=== Data provided ===
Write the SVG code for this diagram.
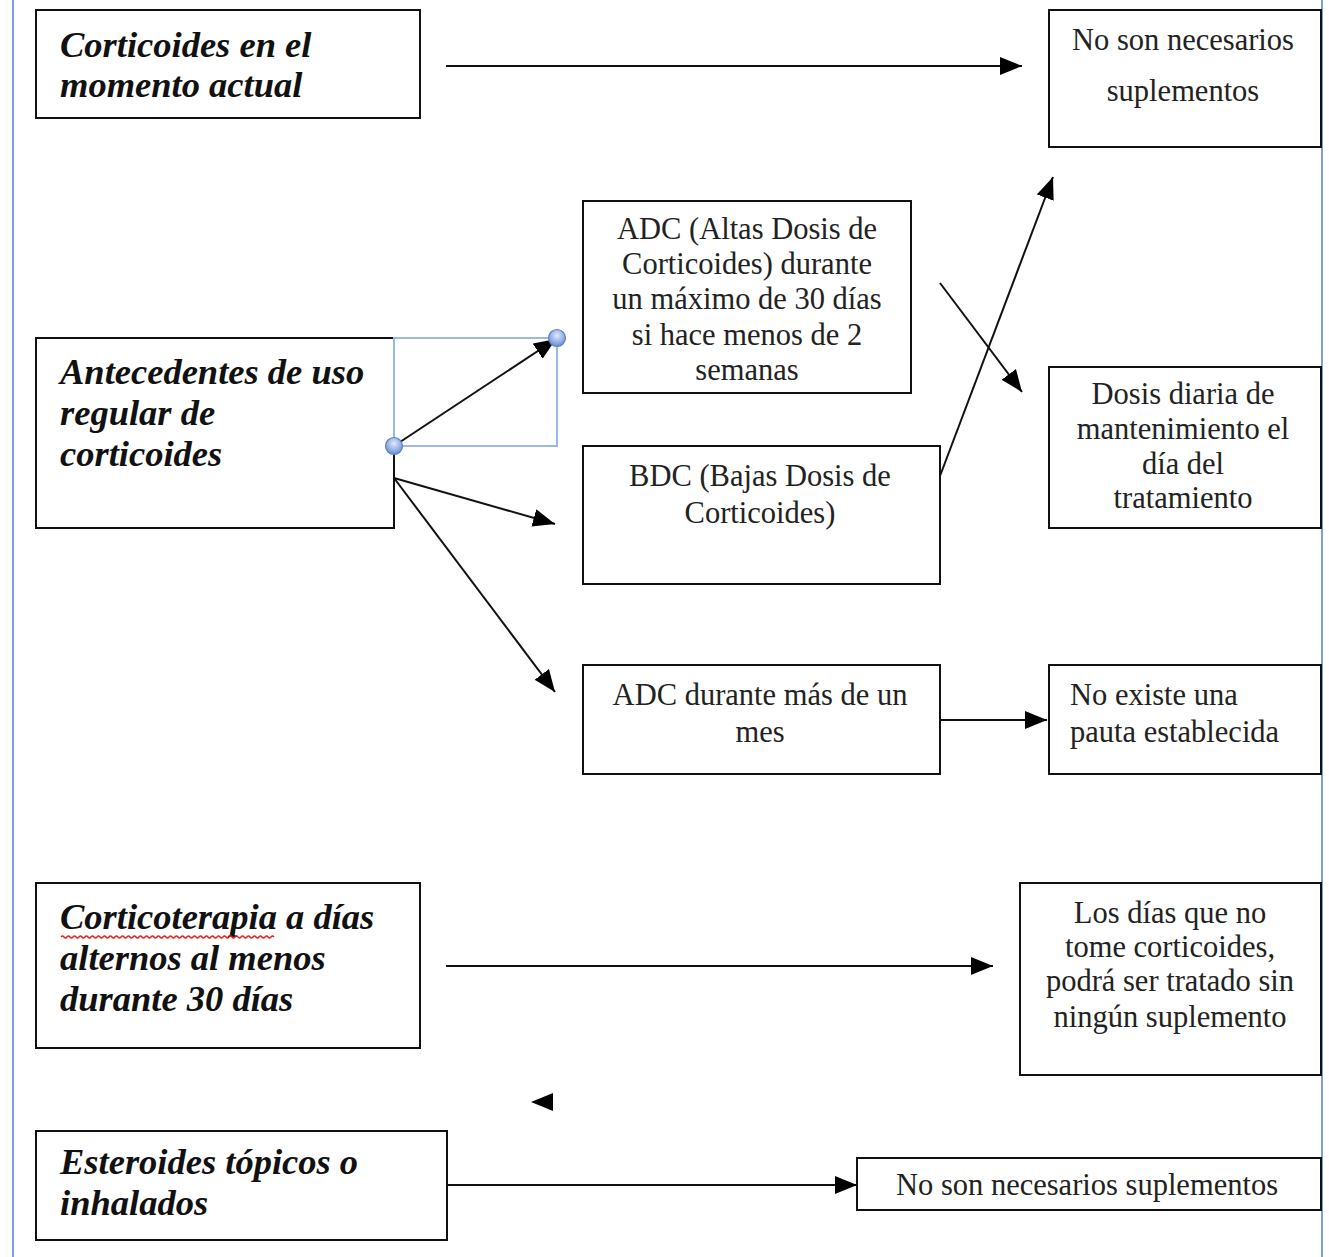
<svg xmlns="http://www.w3.org/2000/svg" width="1329" height="1257" viewBox="0 0 1329 1257">
<style>
.box{fill:#fff;stroke:#111;stroke-width:2}
.bi{font-family:"Liberation Serif",serif;font-weight:bold;font-style:italic;font-size:36.5px;fill:#111}
.rg{font-family:"Liberation Serif",serif;font-size:30.5px;fill:#222}
.c{text-anchor:middle}
.ln{stroke:#111;stroke-width:2;fill:none}
.margin{stroke:#7f9fd4;stroke-width:2}
</style>
<defs>
<marker id="ah" markerUnits="userSpaceOnUse" markerWidth="24" markerHeight="20" refX="22" refY="9" orient="auto">
<path d="M0,0 L22,9 L0,18 z" fill="#000"/>
</marker>
<radialGradient id="hg" cx="0.5" cy="0.35" r="0.6">
<stop offset="0" stop-color="#dfe9fb"/>
<stop offset="1" stop-color="#6f93d6"/>
</radialGradient>
</defs>
<rect width="1329" height="1257" fill="#fff"/>
<line class="margin" x1="13" y1="0" x2="13" y2="1257"/>
<line class="margin" x1="1322" y1="0" x2="1322" y2="1257"/>

<g id="n1"><rect class="box" x="36" y="10" width="384" height="108"/>
<text class="bi" x="60" y="57">Corticoides en el</text>
<text class="bi" x="60" y="97">momento actual</text></g>

<g id="n2"><rect class="box" x="1049" y="10" width="272" height="137"/>
<text class="rg c" x="1183" y="50">No son necesarios</text>
<text class="rg c" x="1183" y="101">suplementos</text></g>

<g id="n3"><rect class="box" x="36" y="338" width="358" height="190"/>
<text class="bi" x="60" y="384">Antecedentes de uso</text>
<text class="bi" x="60" y="425">regular de</text>
<text class="bi" x="60" y="466">corticoides</text></g>

<g id="n4"><rect class="box" x="583" y="201" width="328" height="192"/>
<text class="rg c" x="747" y="239">ADC (Altas Dosis de</text>
<text class="rg c" x="747" y="274">Corticoides) durante</text>
<text class="rg c" x="747" y="309">un máximo de 30 días</text>
<text class="rg c" x="747" y="345">si hace menos de 2</text>
<text class="rg c" x="747" y="380">semanas</text></g>

<g id="n5"><rect class="box" x="583" y="446" width="357" height="138"/>
<text class="rg c" x="760" y="486">BDC (Bajas Dosis de</text>
<text class="rg c" x="760" y="523">Corticoides)</text></g>

<g id="n6"><rect class="box" x="583" y="665" width="357" height="109"/>
<text class="rg c" x="760" y="705">ADC durante más de un</text>
<text class="rg c" x="760" y="742">mes</text></g>

<g id="n7"><rect class="box" x="1049" y="367" width="272" height="161"/>
<text class="rg c" x="1183" y="404">Dosis diaria de</text>
<text class="rg c" x="1183" y="439">mantenimiento el</text>
<text class="rg c" x="1183" y="474">día del</text>
<text class="rg c" x="1183" y="508">tratamiento</text></g>

<g id="n8"><rect class="box" x="1049" y="665" width="272" height="109"/>
<text class="rg" x="1070" y="705">No existe una</text>
<text class="rg" x="1070" y="742">pauta establecida</text></g>

<g id="n9"><rect class="box" x="36" y="883" width="384" height="165"/>
<text class="bi" x="60" y="929">Corticoterapia a días</text>
<text class="bi" x="60" y="970">alternos al menos</text>
<text class="bi" x="60" y="1011">durante 30 días</text>
<path d="M61,937 q1.5,-2 3,0 t3,0 t3,0 t3,0 t3,0 t3,0 t3,0 t3,0 t3,0 t3,0 t3,0 t3,0 t3,0 t3,0 t3,0 t3,0 t3,0 t3,0 t3,0 t3,0 t3,0 t3,0 t3,0 t3,0 t3,0 t3,0 t3,0 t3,0 t3,0 t3,0 t3,0 t3,0 t3,0 t3,0 t3,0 t3,0 t3,0 t3,0 t3,0 t3,0 t3,0 t3,0 t3,0 t3,0 t3,0 t3,0 t3,0 t3,0 t3,0 t3,0 t3,0 t3,0 t3,0 t3,0 t3,0 t3,0 t3,0 t3,0 t3,0 t3,0 t3,0 t3,0 t3,0 t3,0 t3,0 t3,0 t3,0 t3,0 t3,0 t3,0 t3,0" fill="none" stroke="#e02020" stroke-width="1.3"/></g>

<g id="n10"><rect class="box" x="1020" y="883" width="301" height="192"/>
<text class="rg c" x="1170" y="923">Los días que no</text>
<text class="rg c" x="1170" y="957">tome corticoides,</text>
<text class="rg c" x="1170" y="991">podrá ser tratado sin</text>
<text class="rg c" x="1170" y="1027">ningún suplemento</text></g>

<g id="n11"><rect class="box" x="36" y="1131" width="411" height="109"/>
<text class="bi" x="60" y="1174">Esteroides tópicos o</text>
<text class="bi" x="60" y="1215">inhalados</text></g>

<g id="n12"><rect class="box" x="857" y="1158" width="464" height="52"/>
<text class="rg c" x="1087" y="1195">No son necesarios suplementos</text></g>

<g id="connectors">
<line class="ln" x1="446" y1="66" x2="1022" y2="66" marker-end="url(#ah)"/>
<rect x="394" y="338" width="163" height="108" fill="none" stroke="#9ab8e8" stroke-width="2"/>
<line class="ln" x1="394" y1="446" x2="556" y2="339" marker-end="url(#ah)"/>
<line class="ln" x1="394" y1="478" x2="555" y2="524" marker-end="url(#ah)"/>
<line class="ln" x1="394" y1="478" x2="555" y2="692" marker-end="url(#ah)"/>
<line class="ln" x1="940" y1="476" x2="1053" y2="177" marker-end="url(#ah)"/>
<line class="ln" x1="940" y1="283" x2="1022" y2="392" marker-end="url(#ah)"/>
<line class="ln" x1="940" y1="720" x2="1047" y2="720" marker-end="url(#ah)"/>
<line class="ln" x1="446" y1="966" x2="993" y2="966" marker-end="url(#ah)"/>
<path d="M531,1102 L553,1093 L553,1111 z" fill="#000"/>
<line class="ln" x1="447" y1="1185" x2="857" y2="1185" marker-end="url(#ah)"/>
<circle cx="394" cy="446" r="8.5" fill="url(#hg)" stroke="#5b7fc8" stroke-width="1.2"/>
<circle cx="557" cy="338" r="8.5" fill="url(#hg)" stroke="#5b7fc8" stroke-width="1.2"/>
</g>
</svg>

=== Instructions for the task ===
Write the full listing out again with every line unchanged, but include no pictures.

=== Written answer ===
Write the SVG code for this diagram.
<svg xmlns="http://www.w3.org/2000/svg" width="1329" height="1257" viewBox="0 0 1329 1257">
<style>
.box{fill:#fff;stroke:#111;stroke-width:2}
.bi{font-family:"Liberation Serif",serif;font-weight:bold;font-style:italic;font-size:36.5px;fill:#111}
.rg{font-family:"Liberation Serif",serif;font-size:30.5px;fill:#222}
.c{text-anchor:middle}
.ln{stroke:#111;stroke-width:2;fill:none}
.margin{stroke:#7f9fd4;stroke-width:2}
</style>
<defs>
<marker id="ah" markerUnits="userSpaceOnUse" markerWidth="24" markerHeight="20" refX="22" refY="9" orient="auto">
<path d="M0,0 L22,9 L0,18 z" fill="#000"/>
</marker>
<radialGradient id="hg" cx="0.5" cy="0.35" r="0.6">
<stop offset="0" stop-color="#dfe9fb"/>
<stop offset="1" stop-color="#6f93d6"/>
</radialGradient>
</defs>
<rect width="1329" height="1257" fill="#fff"/>
<line class="margin" x1="13" y1="0" x2="13" y2="1257"/>
<line class="margin" x1="1322" y1="0" x2="1322" y2="1257"/>

<g id="n1"><rect class="box" x="36" y="10" width="384" height="108"/>
<text class="bi" x="60" y="57">Corticoides en el</text>
<text class="bi" x="60" y="97">momento actual</text></g>

<g id="n2"><rect class="box" x="1049" y="10" width="272" height="137"/>
<text class="rg c" x="1183" y="50">No son necesarios</text>
<text class="rg c" x="1183" y="101">suplementos</text></g>

<g id="n3"><rect class="box" x="36" y="338" width="358" height="190"/>
<text class="bi" x="60" y="384">Antecedentes de uso</text>
<text class="bi" x="60" y="425">regular de</text>
<text class="bi" x="60" y="466">corticoides</text></g>

<g id="n4"><rect class="box" x="583" y="201" width="328" height="192"/>
<text class="rg c" x="747" y="239">ADC (Altas Dosis de</text>
<text class="rg c" x="747" y="274">Corticoides) durante</text>
<text class="rg c" x="747" y="309">un máximo de 30 días</text>
<text class="rg c" x="747" y="345">si hace menos de 2</text>
<text class="rg c" x="747" y="380">semanas</text></g>

<g id="n5"><rect class="box" x="583" y="446" width="357" height="138"/>
<text class="rg c" x="760" y="486">BDC (Bajas Dosis de</text>
<text class="rg c" x="760" y="523">Corticoides)</text></g>

<g id="n6"><rect class="box" x="583" y="665" width="357" height="109"/>
<text class="rg c" x="760" y="705">ADC durante más de un</text>
<text class="rg c" x="760" y="742">mes</text></g>

<g id="n7"><rect class="box" x="1049" y="367" width="272" height="161"/>
<text class="rg c" x="1183" y="404">Dosis diaria de</text>
<text class="rg c" x="1183" y="439">mantenimiento el</text>
<text class="rg c" x="1183" y="474">día del</text>
<text class="rg c" x="1183" y="508">tratamiento</text></g>

<g id="n8"><rect class="box" x="1049" y="665" width="272" height="109"/>
<text class="rg" x="1070" y="705">No existe una</text>
<text class="rg" x="1070" y="742">pauta establecida</text></g>

<g id="n9"><rect class="box" x="36" y="883" width="384" height="165"/>
<text class="bi" x="60" y="929">Corticoterapia a días</text>
<text class="bi" x="60" y="970">alternos al menos</text>
<text class="bi" x="60" y="1011">durante 30 días</text>
<path d="M61,937 q1.5,-2 3,0 t3,0 t3,0 t3,0 t3,0 t3,0 t3,0 t3,0 t3,0 t3,0 t3,0 t3,0 t3,0 t3,0 t3,0 t3,0 t3,0 t3,0 t3,0 t3,0 t3,0 t3,0 t3,0 t3,0 t3,0 t3,0 t3,0 t3,0 t3,0 t3,0 t3,0 t3,0 t3,0 t3,0 t3,0 t3,0 t3,0 t3,0 t3,0 t3,0 t3,0 t3,0 t3,0 t3,0 t3,0 t3,0 t3,0 t3,0 t3,0 t3,0 t3,0 t3,0 t3,0 t3,0 t3,0 t3,0 t3,0 t3,0 t3,0 t3,0 t3,0 t3,0 t3,0 t3,0 t3,0 t3,0 t3,0 t3,0 t3,0 t3,0 t3,0" fill="none" stroke="#e02020" stroke-width="1.3"/></g>

<g id="n10"><rect class="box" x="1020" y="883" width="301" height="192"/>
<text class="rg c" x="1170" y="923">Los días que no</text>
<text class="rg c" x="1170" y="957">tome corticoides,</text>
<text class="rg c" x="1170" y="991">podrá ser tratado sin</text>
<text class="rg c" x="1170" y="1027">ningún suplemento</text></g>

<g id="n11"><rect class="box" x="36" y="1131" width="411" height="109"/>
<text class="bi" x="60" y="1174">Esteroides tópicos o</text>
<text class="bi" x="60" y="1215">inhalados</text></g>

<g id="n12"><rect class="box" x="857" y="1158" width="464" height="52"/>
<text class="rg c" x="1087" y="1195">No son necesarios suplementos</text></g>

<g id="connectors">
<line class="ln" x1="446" y1="66" x2="1022" y2="66" marker-end="url(#ah)"/>
<rect x="394" y="338" width="163" height="108" fill="none" stroke="#9ab8e8" stroke-width="2"/>
<line class="ln" x1="394" y1="446" x2="556" y2="339" marker-end="url(#ah)"/>
<line class="ln" x1="394" y1="478" x2="555" y2="524" marker-end="url(#ah)"/>
<line class="ln" x1="394" y1="478" x2="555" y2="692" marker-end="url(#ah)"/>
<line class="ln" x1="940" y1="476" x2="1053" y2="177" marker-end="url(#ah)"/>
<line class="ln" x1="940" y1="283" x2="1022" y2="392" marker-end="url(#ah)"/>
<line class="ln" x1="940" y1="720" x2="1047" y2="720" marker-end="url(#ah)"/>
<line class="ln" x1="446" y1="966" x2="993" y2="966" marker-end="url(#ah)"/>
<path d="M531,1102 L553,1093 L553,1111 z" fill="#000"/>
<line class="ln" x1="447" y1="1185" x2="857" y2="1185" marker-end="url(#ah)"/>
<circle cx="394" cy="446" r="8.5" fill="url(#hg)" stroke="#5b7fc8" stroke-width="1.2"/>
<circle cx="557" cy="338" r="8.5" fill="url(#hg)" stroke="#5b7fc8" stroke-width="1.2"/>
</g>
</svg>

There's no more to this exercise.